While young men were often seen as key video game players, about four-in-ten women in the United States also said that they played video games at least sometimes, according to a new survey conducted by Pew Research Center recently.
The video games were more popular among adult women below 50, with 49 percent of female recipients younger than 30 said they played video games often or sometimes, and about 48 percent of women from 30-49 made the same claim, said the survey published on Pew's website on Monday.
The survey, conducted in March and April, counts video games played on a computer, TV, game console or portable device, such as a mobile phone.
The statistics also revealed that young men remain as the "main force" among U.S. video game players, as 70 percent of male recipients younger than 30 said they played video games often or sometimes.
Of all the seven different types of games mentioned in the survey, puzzle games were more popular with women than with men. About 72 percent of video-game-playing women said they played these, compared with 52 percent of male recipients.
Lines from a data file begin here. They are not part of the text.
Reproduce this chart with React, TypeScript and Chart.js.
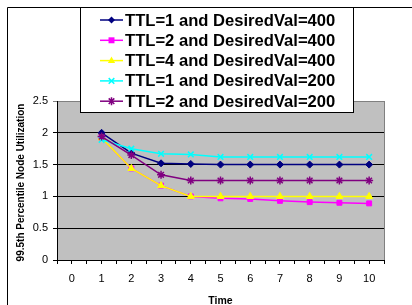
import React, { useEffect, useRef } from 'react';
import { Chart, registerables } from 'chart.js';
Chart.register(...registerables);

const times = [1, 2, 3, 4, 5, 6, 7, 8, 9, 10];
const ttl1Val400 = [2.0, 1.68, 1.52, 1.51, 1.5, 1.5, 1.5, 1.5, 1.5, 1.5];
const ttl2Val400 = [1.92, 1.44, 1.17, 1.0, 0.97, 0.96, 0.93, 0.91, 0.9, 0.89];
const ttl4Val400 = [1.92, 1.44, 1.17, 1.0, 1.0, 1.0, 1.0, 1.0, 1.0, 1.0];
const ttl1Val200 = [1.89, 1.75, 1.67, 1.66, 1.62, 1.62, 1.62, 1.62, 1.62, 1.62];
const ttl2Val200 = [1.94, 1.65, 1.34, 1.25, 1.25, 1.25, 1.25, 1.25, 1.25, 1.25];
const seriesNames = [
  'TTL=1 and DesiredVal=400',
  'TTL=2 and DesiredVal=400',
  'TTL=4 and DesiredVal=400',
  'TTL=1 and DesiredVal=200',
  'TTL=2 and DesiredVal=200',
];
const seriesColors = ['#000080', '#FF00FF', '#FFFF00', '#00FFFF', '#800080'];
const seriesStyles = ['rectRot', 'rect', 'triangle', 'crossRot', 'star'];
const seriesRadius = [3.5, 3.5, 4, 4, 4];
const yTickValues = [0, 0.5, 1, 1.5, 2, 2.5];
const xTickLabels = ['0', '1', '2', '3', '4', '5', '6', '7', '8', '9', '10'];
const yTitle = '99.5th Percentile Node Utilization';
const xTitle = 'Time';

const FONT = '"Liberation Sans", Arial, sans-serif';

export default function App() {
  const ref = useRef<HTMLCanvasElement>(null);
  useEffect(() => {
    const canvas = ref.current!;
    const allSeries = [ttl1Val400, ttl2Val400, ttl4Val400, ttl1Val200, ttl2Val200];
    const datasets = allSeries.map((vals, i) => ({
      label: seriesNames[i],
      data: times.map((t, j) => ({ x: t, y: vals[j] })),
      borderColor: seriesColors[i],
      backgroundColor: seriesColors[i],
      pointBackgroundColor: seriesColors[i],
      pointBorderColor: seriesColors[i],
      pointStyle: seriesStyles[i] as any,
      pointRadius: seriesRadius[i],
      pointBorderWidth: seriesStyles[i] === 'crossRot' || seriesStyles[i] === 'star' ? 1.5 : 1,
      borderWidth: 1.5,
      tension: 0,
      order: 10 - i,
    }));

    function drawMarker(ctx: CanvasRenderingContext2D, style: string, x: number, y: number, r: number, color: string) {
      ctx.save();
      ctx.fillStyle = color;
      ctx.strokeStyle = color;
      ctx.lineWidth = 1.5;
      ctx.beginPath();
      if (style === 'rectRot') {
        ctx.moveTo(x, y - r); ctx.lineTo(x + r, y); ctx.lineTo(x, y + r); ctx.lineTo(x - r, y); ctx.closePath(); ctx.fill();
      } else if (style === 'rect') {
        const s = r * 0.85;
        ctx.fillRect(x - s, y - s, 2 * s, 2 * s);
      } else if (style === 'triangle') {
        ctx.moveTo(x, y - r); ctx.lineTo(x + r * 0.9, y + r * 0.6); ctx.lineTo(x - r * 0.9, y + r * 0.6); ctx.closePath(); ctx.fill();
      } else if (style === 'crossRot') {
        const s = r * 0.7;
        ctx.moveTo(x - s, y - s); ctx.lineTo(x + s, y + s); ctx.moveTo(x + s, y - s); ctx.lineTo(x - s, y + s); ctx.stroke();
      } else if (style === 'star') {
        const s = r * 0.7;
        ctx.moveTo(x - s, y - s); ctx.lineTo(x + s, y + s); ctx.moveTo(x + s, y - s); ctx.lineTo(x - s, y + s);
        ctx.moveTo(x, y - r); ctx.lineTo(x, y + r); ctx.stroke();
      }
      ctx.restore();
    }

    const framePlugin = {
      id: 'framePlugin',
      beforeDraw(chart: any) {
        const { ctx, chartArea: a } = chart;
        ctx.save();
        ctx.fillStyle = '#FFFFFF';
        ctx.fillRect(0, 0, chart.width, chart.height);
        ctx.fillStyle = '#C0C0C0';
        ctx.fillRect(a.left, a.top, a.right - a.left, a.bottom - a.top);
        ctx.restore();
      },
      afterDatasetsDraw(chart: any) {
        const { ctx, chartArea: a } = chart;
        ctx.save();
        ctx.strokeStyle = '#808080';
        ctx.lineWidth = 1;
        ctx.beginPath();
        ctx.moveTo(Math.round(a.right) + 0.5, a.top);
        ctx.lineTo(Math.round(a.right) + 0.5, a.bottom);
        ctx.stroke();
        ctx.restore();
      },
      afterDraw(chart: any) {
        const { ctx, chartArea: a } = chart;
        ctx.save();
        ctx.strokeStyle = '#000';
        ctx.lineWidth = 1;
        ctx.beginPath();
        ctx.moveTo(7.5, chart.height);
        ctx.lineTo(7.5, 7.5);
        ctx.lineTo(chart.width, 7.5);
        ctx.stroke();
        ctx.fillStyle = '#000';
        ctx.font = `bold 10.5px ${FONT}`;
        ctx.textAlign = 'center';
        ctx.textBaseline = 'middle';
        ctx.fillText(xTitle, (a.left + a.right) / 2, 301);
        ctx.save();
        ctx.translate(21.5, (a.top + a.bottom) / 2 + 2);
        ctx.rotate(-Math.PI / 2);
        ctx.font = `bold 10px ${FONT}`;
        ctx.fillText(yTitle, 0, 0);
        ctx.restore();
        const lx = 80.5, ly = 7.5, lw = 273, lh = 105;
        ctx.fillStyle = '#FFFFFF';
        ctx.fillRect(lx, ly, lw, lh);
        ctx.strokeStyle = '#000';
        ctx.strokeRect(lx, ly, lw, lh);
        ctx.font = `bold 16.6px ${FONT}`;
        ctx.textAlign = 'left';
        ctx.textBaseline = 'middle';
        seriesNames.forEach((name, i) => {
          const cy = 20 + i * 20.3;
          ctx.strokeStyle = seriesColors[i];
          ctx.lineWidth = 1.5;
          ctx.beginPath();
          ctx.moveTo(100, cy);
          ctx.lineTo(123, cy);
          ctx.stroke();
          drawMarker(ctx, seriesStyles[i], 111.5, cy, seriesRadius[i], seriesColors[i]);
          ctx.fillStyle = '#000';
          ctx.fillText(name, 125, cy + 1);
        });
        ctx.restore();
      },
    };

    const chart = new Chart(canvas, {
      type: 'line',
      data: { datasets: datasets as any },
      plugins: [framePlugin],
      options: {
        responsive: false,
        animation: false,
        layout: { padding: { left: 0, top: 101, right: 28, bottom: 0 } },
        plugins: { legend: { display: false }, tooltip: { enabled: false }, title: { display: false } },
        scales: {
          x: {
            type: 'linear',
            min: -0.5,
            max: 10.5,
            afterFit: (s: any) => { s.height = 45; },
            afterBuildTicks: (s: any) => {
              const t: any[] = [];
              for (let k = 0; k <= 22; k++) t.push({ value: -0.5 + k * 0.5 });
              s.ticks = t;
            },
            ticks: {
              autoSkip: false,
              maxRotation: 0,
              padding: 8,
              color: '#000',
              font: { family: FONT, size: 11 },
              callback: (v: any) => {
                const n = Number(v);
                return Number.isInteger(n) ? xTickLabels[n] : '';
              },
            },
            grid: { drawOnChartArea: false, drawTicks: true, tickLength: 4, color: '#000' },
            border: { color: '#000', width: 1 },
          },
          y: {
            type: 'linear',
            min: 0,
            max: 2.5,
            afterFit: (s: any) => { s.width = 57; },
            afterBuildTicks: (s: any) => { s.ticks = yTickValues.map(v => ({ value: v })); },
            ticks: {
              padding: 5,
              color: '#000',
              font: { family: FONT, size: 11 },
              callback: (v: any) => String(v),
            },
            grid: {
              color: (c: any) => (c.tick && c.tick.value === 2.5 ? '#808080' : '#000'),
              tickLength: 4,
              lineWidth: 1,
            },
            border: { color: '#000', width: 1 },
          },
        },
      } as any,
    });
    return () => chart.destroy();
  }, []);
  return (
    <div style={{ position: 'fixed', left: 0, top: 0, width: 412, height: 305 }}>
      <canvas ref={ref} width={412} height={305} style={{ width: 412, height: 305, display: 'block' }} />
    </div>
  );
}
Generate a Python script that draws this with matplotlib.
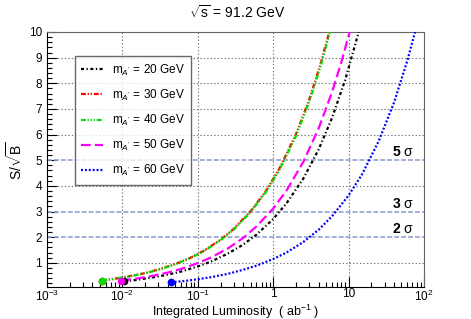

The author Anna Brown, a research analyst, said that puzzle games were also distinct in other ways. They were more likely to be played by those with at least a bachelor's degree than by those with less education.
Besides, Brown noticed that in spite of other recent research suggesting that playing video games was associated with a decline in work hours among younger men, her survey found that adults who worked full- or part-time were about as likely as those who are unemployed and looking for work to say they play.